Job → Copy exactly the lines that run from the top of the listing to the line containing "bg.set_ylim(1, 0)", both ends included, and omit the pictures.

Data entries →
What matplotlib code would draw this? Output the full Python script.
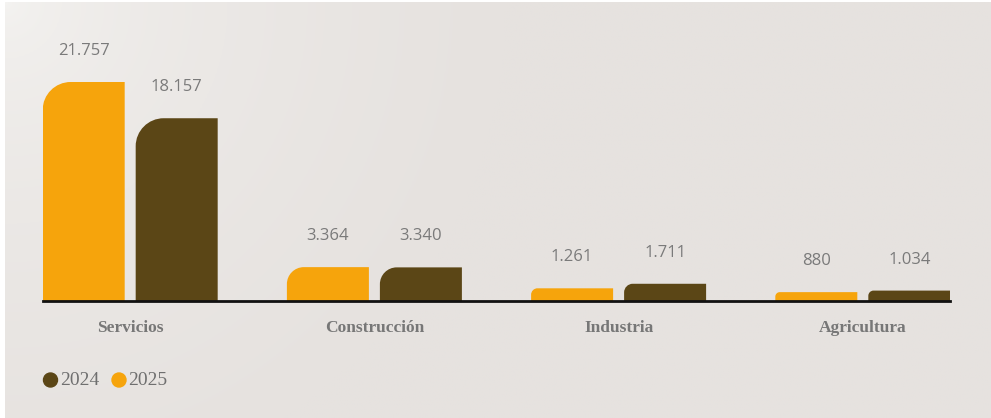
import numpy as np
import matplotlib
matplotlib.use("Agg")
import matplotlib.pyplot as plt
from matplotlib.path import Path
from matplotlib.patches import PathPatch, Circle

categories = ["Servicios", "Construcción", "Industria", "Agricultura"]
values_2025 = [21757, 3364, 1261, 880]
values_2024 = [18157, 3340, 1711, 1034]
labels_2025 = ["21.757", "3.364", "1.261", "880"]
labels_2024 = ["18.157", "3.340", "1.711", "1.034"]
legend_labels = ["2024", "2025"]

C25 = "#F6A40C"
C24 = "#5B4616"
GRAY = "#7a7a7a"

W, H = 991, 418
fig = plt.figure(figsize=(W / 100, H / 100), dpi=100)
fig.patch.set_facecolor("white")

# background gradient
bg = fig.add_axes([5 / W, 0, 1 - 5 / W, 1 - 2 / H])
bg.set_axis_off()
yy, xx = np.mgrid[0:1:200j, 0:1:400j]
t = np.clip(np.sqrt((xx * 2.37) ** 2 + yy ** 2) / 1.2, 0, 1) ** 0.5
c0 = np.array([0xF5, 0xF4, 0xF2]) / 255
c1 = np.array([0xE6, 0xE2, 0xDF]) / 255
img = c0[None, None, :] * (1 - t[..., None]) + c1[None, None, :] * t[..., None]
bg.imshow(img, aspect="auto", extent=[0, 1, 1, 0])
bg.set_xlim(0, 1)
bg.set_ylim(1, 0)

# main axes
ax_left, ax_right = 43, 950
base_y, top_y = 301, 30
ax = fig.add_axes([ax_left / W, (H - base_y) / H, (ax_right - ax_left) / W, (base_y - top_y) / H])
ax.set_facecolor("none")
xmin, xmax = -0.357, 3.357
px_per_val = 219 / 21757
ymax = (base_y - top_y) / px_per_val
ax.set_xlim(xmin, xmax)
ax.set_ylim(0, ymax)
for s in ["top", "right", "left"]:
    ax.spines[s].set_visible(False)
ax.spines["bottom"].set_linewidth(2.0)
ax.spines["bottom"].set_color("#111111")
ax.set_yticks([])
x = np.arange(len(categories))
ax.set_xticks(x)
ax.set_xticklabels(categories, fontfamily="Liberation Serif", fontweight="bold",
                   fontsize=12.5, color="#777777")
ax.tick_params(axis="x", length=0, pad=14)

xu_per_px = (xmax - xmin) / (ax_right - ax_left)
yu_per_px = ymax / (base_y - top_y)
bw = 82 * xu_per_px
off = 46.5 * xu_per_px
K = 0.5523


def rounded_bar(xc, h, color):
    hpx = h / yu_per_px
    r = min(28, hpx * 0.5)
    rx, ry = r * xu_per_px, r * yu_per_px
    x0, x1 = xc - bw / 2, xc + bw / 2
    verts = [(x0, 0), (x0, h - ry),
             (x0, h - ry + K * ry), (x0 + rx - K * rx, h), (x0 + rx, h),
             (x1, h), (x1, 0), (x0, 0)]
    codes = [Path.MOVETO, Path.LINETO, Path.CURVE4, Path.CURVE4, Path.CURVE4,
             Path.LINETO, Path.LINETO, Path.CLOSEPOLY]
    ax.add_patch(PathPatch(Path(verts, codes), facecolor=color, edgecolor="none", zorder=2))


for i in range(len(categories)):
    rounded_bar(x[i] - off, values_2025[i], C25)
    rounded_bar(x[i] + off, values_2024[i], C24)
    ax.text(x[i] - off, values_2025[i] + 31 * yu_per_px, labels_2025[i], ha="center", va="center",
            fontfamily="Open Sans", fontsize=12, color=GRAY)
    ax.text(x[i] + off, values_2024[i] + 31 * yu_per_px, labels_2024[i], ha="center", va="center",
            fontfamily="Open Sans", fontsize=12, color=GRAY)

# legend
leg = fig.add_axes([0, 0, 1, 1])
leg.set_axis_off()
leg.set_xlim(0, W)
leg.set_ylim(H, 0)
leg.add_patch(Circle((50.5, 380), 7, color=C24))
leg.text(60, 380.5, legend_labels[0], ha="left", va="center", fontfamily="Liberation Serif",
         fontsize=14, color="#6f6f6f")
leg.add_patch(Circle((119, 380), 7, color=C25))
leg.text(128.5, 380.5, legend_labels[1], ha="left", va="center", fontfamily="Liberation Serif",
         fontsize=14, color="#6f6f6f")

fig.savefig("out.png", dpi=100, facecolor=fig.get_facecolor())
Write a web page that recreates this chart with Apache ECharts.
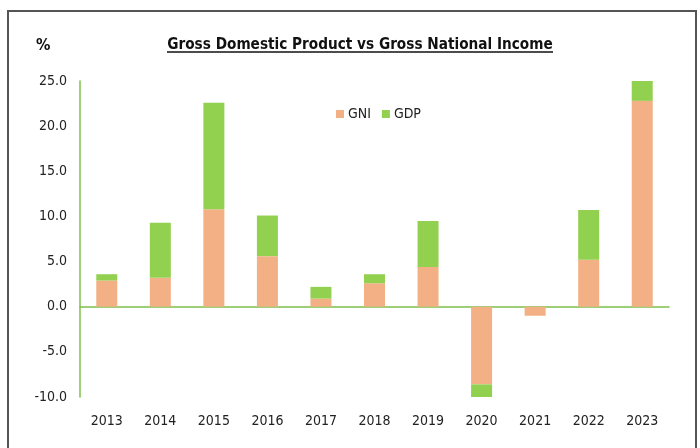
<!DOCTYPE html>
<html>
<head>
<meta charset="utf-8">
<script src="https://cdn.jsdelivr.net/npm/echarts@6/dist/echarts.min.js"></script>
<style>
  html, body { margin: 0; padding: 0; background: #fff; }
  #main { width: 700px; height: 448px; }
</style>
</head>
<body>
<div id="main"></div>
<script>
var years = ['2013', '2014', '2015', '2016', '2017', '2018', '2019', '2020', '2021', '2022', '2023'];
// GNI is the lower block, GDP stacked on top of it
var gni = [2.9, 3.2, 10.8, 5.6, 0.9, 2.6, 4.4, -8.6, -1.0, 5.2, 22.8];
var gdp = [0.7, 6.1, 11.8, 4.5, 1.3, 1.0, 5.1, -1.6, 0, 5.5, 2.4];

var font = '"Liberation Sans Narrow", "DejaVu Sans Condensed", "Liberation Sans", sans-serif';

var myChart = echarts.init(document.getElementById('main'));

var option = {
  animation: false,
  title: {
    text: 'Gross Domestic Product vs Gross National Income',
    left: 355,
    textAlign: 'center',
    top: 33,
    textStyle: { fontFamily: font, fontSize: 15.2, fontWeight: 'bold', color: '#111' }
  },
  legend: {
    data: ['GNI', 'GDP'],
    left: 331,
    top: 102,
    itemWidth: 8,
    itemHeight: 8,
    itemGap: 11,
    icon: 'rect',
    textStyle: { fontFamily: font, fontSize: 14, color: '#222', padding: [0, 0, 0, -1] }
  },
  grid: { left: 80, right: 31, top: 81, bottom: 51, containLabel: false },
  xAxis: {
    type: 'category',
    data: years,
    axisLine: { show: true, onZero: true, lineStyle: { color: '#7cc04a', width: 1.5 } },
    axisTick: { show: false },
    axisLabel: { fontFamily: font, fontSize: 14, color: '#222', margin: 17 }
  },
  yAxis: {
    type: 'value',
    min: -10,
    max: 25,
    interval: 5,
    name: '%',
    nameLocation: 'end',
    nameGap: 0,
    nameTextStyle: { fontFamily: font, fontSize: 16, fontWeight: 'bold', color: '#111', align: 'left', padding: [0, 0, 27, -44] },
    splitLine: { show: false },
    axisLine: { show: true, lineStyle: { color: '#7cc04a', width: 1.5 } },
    axisTick: { show: false },
    axisLabel: { fontFamily: font, fontSize: 14, color: '#222', margin: 13,
      formatter: function (v) { return v.toFixed(1); } }
  },
  series: [
    { name: 'GNI', type: 'bar', stack: 'tot', data: gni, barWidth: 21,
      itemStyle: { color: '#f2b084' } },
    { name: 'GDP', type: 'bar', stack: 'tot', data: gdp, barWidth: 21,
      itemStyle: { color: '#92d050' } }
  ],
  graphic: [
    { type: 'rect', shape: { x: 8, y: 11, width: 688, height: 460 },
      style: { fill: 'none', stroke: '#555', lineWidth: 2 }, silent: true },
    { type: 'line', shape: { x1: 167, y1: 52, x2: 553, y2: 52 },
      style: { stroke: '#111', lineWidth: 1.5 }, silent: true }
  ]
};

myChart.setOption(option);
</script>
</body>
</html>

Full response →
What matplotlib code would draw this? Output the full Python script.
import numpy as np
import matplotlib
matplotlib.use("Agg")
import matplotlib.pyplot as plt
from matplotlib.path import Path
from matplotlib.patches import PathPatch, Circle

categories = ["Servicios", "Construcción", "Industria", "Agricultura"]
values_2025 = [21757, 3364, 1261, 880]
values_2024 = [18157, 3340, 1711, 1034]
labels_2025 = ["21.757", "3.364", "1.261", "880"]
labels_2024 = ["18.157", "3.340", "1.711", "1.034"]
legend_labels = ["2024", "2025"]

C25 = "#F6A40C"
C24 = "#5B4616"
GRAY = "#7a7a7a"

W, H = 991, 418
fig = plt.figure(figsize=(W / 100, H / 100), dpi=100)
fig.patch.set_facecolor("white")

# background gradient
bg = fig.add_axes([5 / W, 0, 1 - 5 / W, 1 - 2 / H])
bg.set_axis_off()
yy, xx = np.mgrid[0:1:200j, 0:1:400j]
t = np.clip(np.sqrt((xx * 2.37) ** 2 + yy ** 2) / 1.2, 0, 1) ** 0.5
c0 = np.array([0xF5, 0xF4, 0xF2]) / 255
c1 = np.array([0xE6, 0xE2, 0xDF]) / 255
img = c0[None, None, :] * (1 - t[..., None]) + c1[None, None, :] * t[..., None]
bg.imshow(img, aspect="auto", extent=[0, 1, 1, 0])
bg.set_xlim(0, 1)
bg.set_ylim(1, 0)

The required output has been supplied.